One reads an anthology to learn the lay of the land, and to guide future reading, and the Keene anthology worked for me in that sense. What did I learn?

First, most importantly, I could spend a lot of time enjoying the riches of the Heian Period (roughly 8th-12th centuries). Any reader of The Book of Genji has little choice but to spend a lot of time, since it's so enormously long. But it's not just Genji. The poetry, The Pillow Book, the range of the women’s diaries. What a time. And the clear fact that nearly all of the major writers were women still amazes me.
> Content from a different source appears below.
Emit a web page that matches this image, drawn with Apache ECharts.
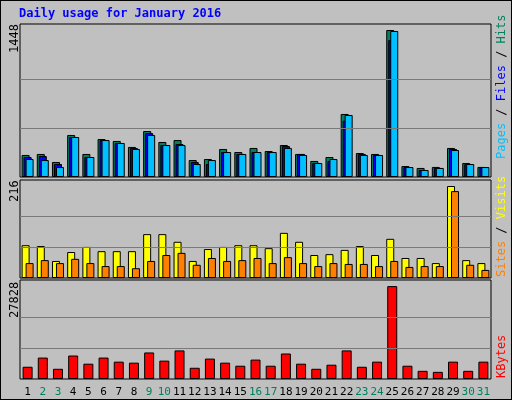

Some version of The Tale of Heike (13th century), the chronicle of the civil war between two noble families that led to the creation of the Shogunate, is essential. It's a foundational work for later playwrights, poets and story-tellers, a bit like The Iliad and The Odyssey were to the ancient Greeks, or for that matter to 19th century English poets. It is not so obvious that I need to read the original – my impression is that most Japanese readers stick with one of the many modern retellings.

The monk Kenko's Essays on Idleness (14th century) will have to wait, although I love the title.

Similarly, my appetite for No plays is pretty much sated by the four included by Keene.

The 17th century is a high point. There are at least three major writers: the novels of Ihara Saikaku, the haiku and travel journals of Basho, and the puppet plays (!) of Chikamatsu seem like they must be highlights of the language. I really was not expecting those puppet plays. Nor that one of Saikaku’s books is a collection of tales of homosexual love affairs between samurai.

This is what I mean: with a good anthology, I learn a lot, quickly. It's as close as I get to speed-reading or skimming. Oh, there’s such a thing as that? I had no idea.

The 18th and 19th century, at least to 1868, are thin. There's not nothing – there’s rarely nothing – but the prose is imitative, the poetry formalized into sterility. The Japanese poetry, to be specific, which seems to have become so mannered and rule-bound that if a poet wanted to write about anything remotely modern – attacks on the Dutch traders for example – he had to do it in Chinese.

I wonder if there's an anthology of Chinese literature that gets as much done in 450 pages?